Sotomayor on how addiction in her family impacts her sentencing

January 14th, 2014

Interesting comments from an interview on NPR:

I watched my father, who I knew loved me, kill himself with alcohol; I watched a cousin [Nelson] whom I adored … this person who had an enormous talent and a great intelligence … destroy himself and affect his family with a great deal of pain by ultimately killing himself with drug use.

That has always permitted me … as a judge … to understand that the people who came before me as defendants were human beings with good and potentially very bad things within them. It was not unusual for defendants to have families who depended on them, who loved them, who thought the world of them, even though they had done horrific things. …

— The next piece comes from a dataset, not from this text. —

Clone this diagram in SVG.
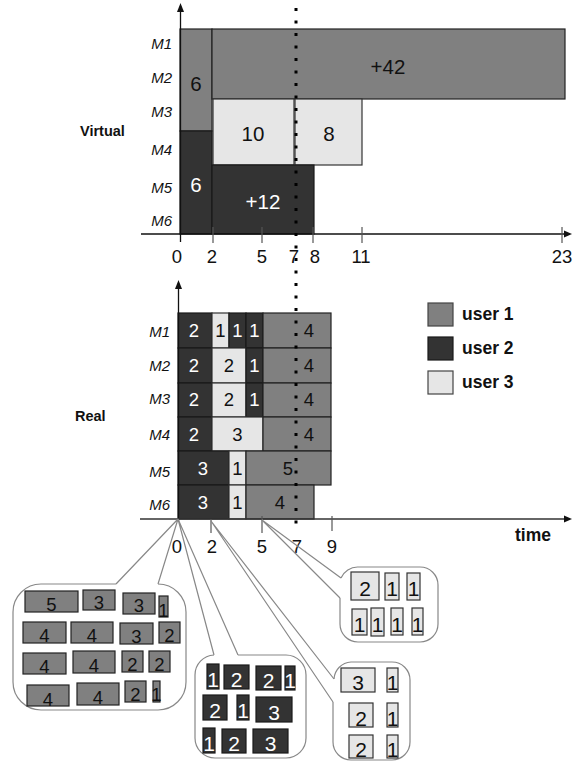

When I was being nominated to the [U.S.] Court of Appeals, I was asked [by] the Senate to give them a record of how often I had departed from the then-mandatory sentencing guidelines. And judges were permitted under certain circumstances to depart downward, give a lesser sentence, or depart upwards, give a higher sentence than the guidelines called for. I was shocked to find that I gave less downward departures, lesser sentences, and more greater sentences than the national average. …

I think because of my experiences, however, I could treat that person in my courtroom as an individual and not as a nonentity and at the same time hold them responsible for their acts.

I’ve read that Justice Kennedy dealt with drug addiction in his family, and this has impacted his views on drug laws (and perhaps Gonzales v. Raich).